Core Features of Hire Purchase

Ownership

  • You do not own the vehicle during the term of the agreement.
  • Ownership transfers automatically after the final payment.

Monthly Payments

  • Fixed monthly payments.
  • Payments are based on the full value of the vehicle, and not on usage or depreciation.

Mileage

  • No contractual mileage limits are written into the HP agreement.
  • Excess mileage charges do not apply, unlike with PCP or lease.

Vehicle Condition

  • The vehicle should be kept in reasonable condition.
  • Normal wear and tear is expected.

End-of-Agreement Outcome

  • The vehicle becomes yours to keep.
  • No return or handback process.
Hire Purchase can be more suitable for people doing a higher mileage as they are not penalised for this, like they may with PCP or lease, where higher monthly payments, or excess mileage charges may apply.
 

Voluntary Termination Rights (“The Half Rule”)

A key feature of Hire Purchase is the right to voluntarily terminate the agreement under the Consumer Credit Act.
This is often called “the half rule.”

How voluntary termination works

  • You may end the agreement once you have paid 50% of the total amount payable.
  • The total amount includes:
    • Deposit
    • Monthly payments
    • Any interest and fees
  • If you have not paid 50%, you may need to make an additional payment to reach this amount.
After you exercise voluntary termination:
  • You can return the vehicle.
  • You do not need to make further payments.
  • You must take reasonable care of the vehicle.
This protection does not exist with personal loans.
Exercising your voluntary termination rights should not affect your credit score or borrowing ability. (See an expert guide on Voluntary Termination on HP or PCP). 
 

Repossession Rights (“The Third Rule”)

Hire Purchase agreements also provide repossession protections, often called “the third rule.”

What this means

  • Once you have paid one-third of the total amount, the finance company cannot repossess the vehicle without a court order.
  • If you have paid less than one-third, the vehicle may be repossessed without court involvement.
This offers an extra layer of legal protection not available with unsecured borrowing.
 

How Hire Purchase Differs from a Personal Loan

While both Hire Purchase and personal loans can be used to buy vehicles, they operate differently.
Key differences include:
  • Security: HP is secured against the vehicle; a personal loan is not, it is secured against you.
  • Ownership: The lender retains a legal interest in the vehicle under HP until you complete the payments.
  • Legal protections: HP includes voluntary termination and repossession safeguards
  • Early exit: Personal loans must be repaid in full regardless of circumstances.
Personal Loans are not the same as Hire Purchase, and may offer fewer legal protections and features.
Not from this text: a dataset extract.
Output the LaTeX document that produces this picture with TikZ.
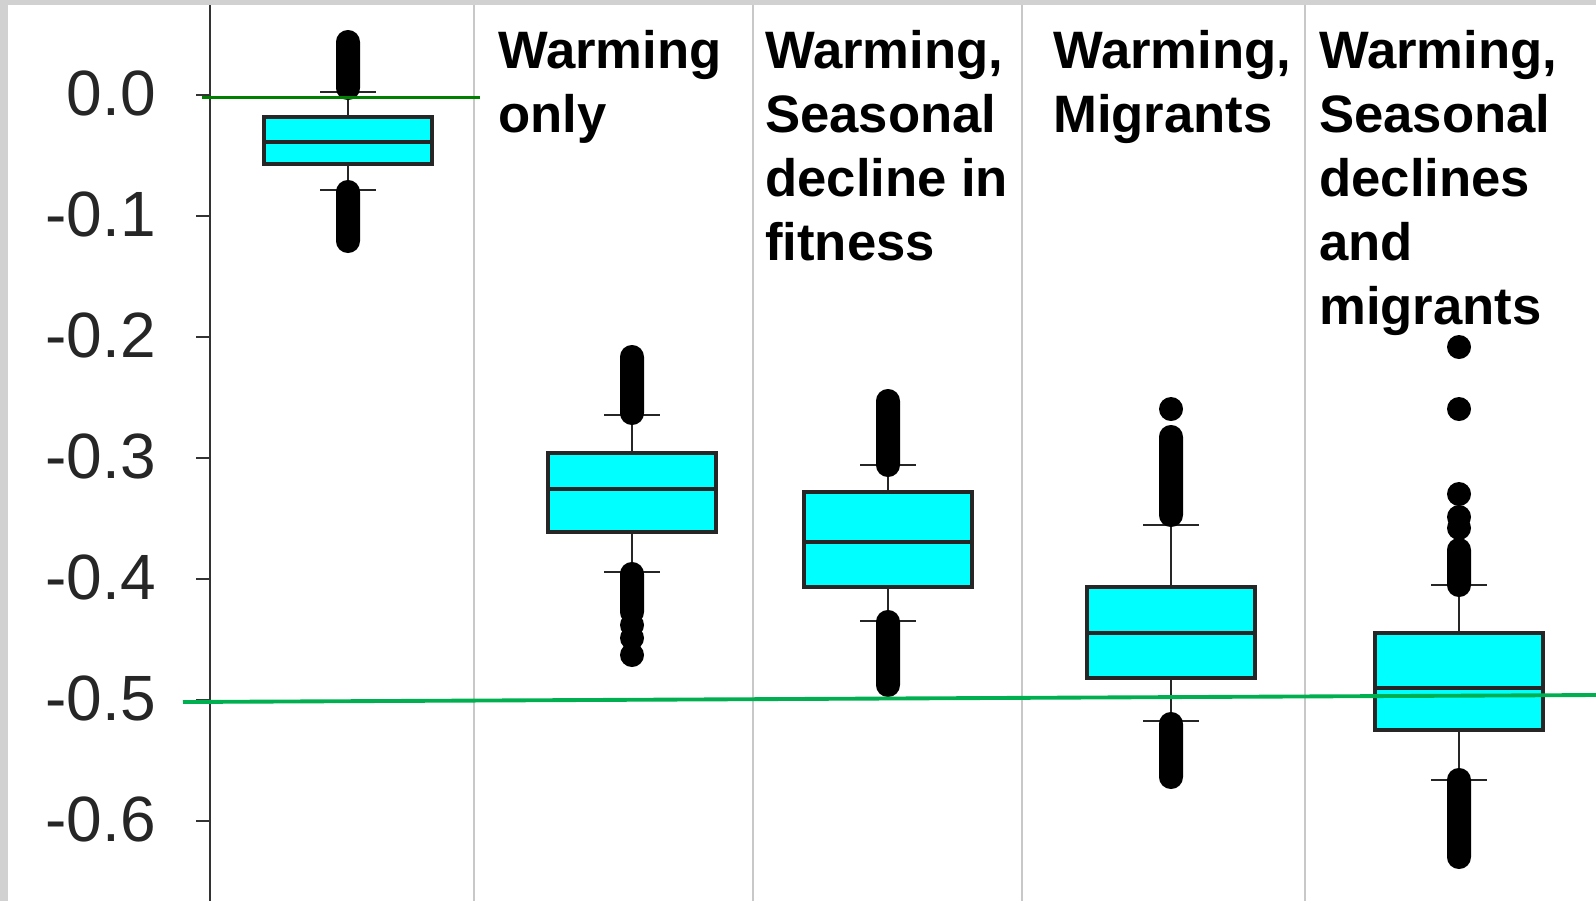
\documentclass[tikz,border=0pt]{standalone}
\usepackage{fontspec}
\setmainfont{Liberation Sans}

\begin{document}
\begin{tikzpicture}
[x=0.75pt,y=-0.75pt,
% Styles
axis line/.style={draw=axiscolor,line width=2.1pt},
separator/.style={draw=sepcolor,line width=1.1pt},
box/.style={draw=boxcolor,fill=boxfill,line width=2.3pt},
whisker/.style={draw=boxcolor,line width=1.9pt},
outlier/.style={fill=black},
tick label/.style={anchor=east,inner sep=0pt,text=black!85,font=\fontsize{48}{48}\selectfont},
case label/.style={anchor=north west,inner sep=0pt,align=left,font=\fontsize{39.5}{48}\selectfont\bfseries},
reference line/.style={line width=2.9pt}]
% Local definitions
\def\halfbox{84}
\def\halfcap{28}
% Colors
\colorlet{axiscolor}{black!80}
\definecolor{sepcolor}{RGB}{200,200,200}
\definecolor{boxfill}{RGB}{0,255,255}
\colorlet{boxcolor}{black!85}
\definecolor{zerocolor}{RGB}{0,128,0}
\definecolor{halfcolor}{RGB}{0,176,80}
% The graphic
\fill[black!18] (0,0) rectangle (1596,901);
\fill[white] (8,5) rectangle (1596,901);
\useasboundingbox (0,0) rectangle (1596,901);
\foreach \x in {474,753,1022,1305}
\draw[separator] (\x,5) -- (\x,901);
\draw[axis line] (210,5) -- (210,901);
\foreach \y/\ytext [count=\i] in {95/0.0,216/-0.1,337/-0.2,458/-0.3,579/-0.4,700/-0.5,821/-0.6}
\draw[line width=1.6pt,draw=axiscolor] (196,\y) -- (210,\y) node[tick label] (tick\i) at (157,\y-2) {\ytext};
% Boxes: centre/upper quartile/median/lower quartile/upper whisker/lower whisker
\foreach \cx/\qa/\md/\qb/\wa/\wb in {348/117/142/164/92/190, 632/453/489/532/415/572,
888/492/542/587/465/621, 1171/587/633/678/525/721, 1459/633/688/730/585/780}
{
\draw[whisker] (\cx,\wa) -- (\cx,\wb);
\draw[whisker] (\cx-\halfcap,\wa) -- (\cx+\halfcap,\wa);
\draw[whisker] (\cx-\halfcap,\wb) -- (\cx+\halfcap,\wb);
\draw[box] (\cx-\halfbox,\qa) rectangle (\cx+\halfbox,\qb);
\draw[box] (\cx-\halfbox,\md) -- (\cx+\halfbox,\md);
}
% Outliers
\foreach \cx/\ya/\yb in {348/42/88, 348/192/241, 632/357/413, 632/574/612, 888/401/465,
888/622/685, 1171/437/515, 1171/724/777, 1459/550/585, 1459/780/857}
\fill[outlier,rounded corners=8.9pt] (\cx-12,\ya-12) rectangle (\cx+12,\yb+12);
\foreach \cx/\y in {632/625, 632/638, 632/655, 1171/409, 1459/347, 1459/409, 1459/494, 1459/517, 1459/528}
\fill[outlier] (\cx,\y) circle[radius=9pt];
% Case labels
\node[case label] (only) at (498,30) {Warming\\only};
\node[case label] (decline) at (765,30) {Warming,\\Seasonal\\decline in\\fitness};
\node[case label] (migrants) at (1053,30) {Warming,\\Migrants};
\node[case label] (both) at (1319,30) {Warming,\\Seasonal\\declines\\and\\migrants};
% Reference lines
\draw[reference line,zerocolor] (202,97.5) -- (480,97.5);
\draw[reference line,halfcolor] (183,702) -- (1596,695);
\end{tikzpicture}
\end{document}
Personal Loans can, in many cases, offer a lower interest rate than HP.
 

Likely Advantages of Hire Purchase

  • Clear path to ownership
  • No mileage limits
  • Fixed monthly payments
  • Legal protections under consumer credit law
  • Suitable for drivers planning to keep the vehicle

 


Likely Constraints of Hire Purchase

  • Higher monthly payments than PCP or leasing
  • You do not own the vehicle until the end.
  • Early settlement may still involve interest.
  • The vehicle is at risk of repossession if payments are missed.
Hire Purchase offers certainty but requires a long-term commitment.
 

Who Hire Purchase May Suit

Hire Purchase may be suitable for drivers who:
  • Want to own the vehicle outright at the end.
  • Plan to keep the car long term, or are not sure how long they may keep the vehicle.
  • Prefer fixed payments without mileage restrictions.
  • Value the legal protections built into HP agreements.
Hire Purchase may be less suitable for those who change vehicles often or prefer lower monthly payments.
 

How Hire Purchase Can Affect GAP Insurance

How you finance a vehicle can affect your financial position if it is written off or stolen.
With Hire Purchase:
  • Your motor insurer usually pays the current market value.
  • The outstanding finance balance may be more than the insurer's payout.
  • The market value settlement may be far less than you originally paid, or what it may cost to replace the vehicle.
  • This difference can create a financial shortfall.
As you can own the vehicle at the end of a hire purchase agreement, there are several GAP Insurance products to consider. These would include Return to Invoice GAP, Vehicle Replacement GAP and Finance GAP.
Contract Hire/Lease GAP is not applicable because you can own the vehicle with hire purchase finance. You would need a dedicated Lease GAP Insurance policy for that kind of arrangement.
For more information, see our guide to the different types of GAP Insurance to better understand the options.
 

Summary

Hire Purchase is a simple way to spread the cost of a vehicle and own it outright at the end of the agreement.
It provides certainty, no mileage limits, and key legal protections, including safeguards for voluntary termination and repossession.
Understanding how Hire Purchase works, and how it differs from PCP, leasing, and personal loans, can help you see which source of funding suits you best.
We hope this brief rundown helps.
 

This article is for general guidance only and does not advise on the suitability of Hire Purchase for your individual circumstances. Always review the full terms of any agreement before proceeding.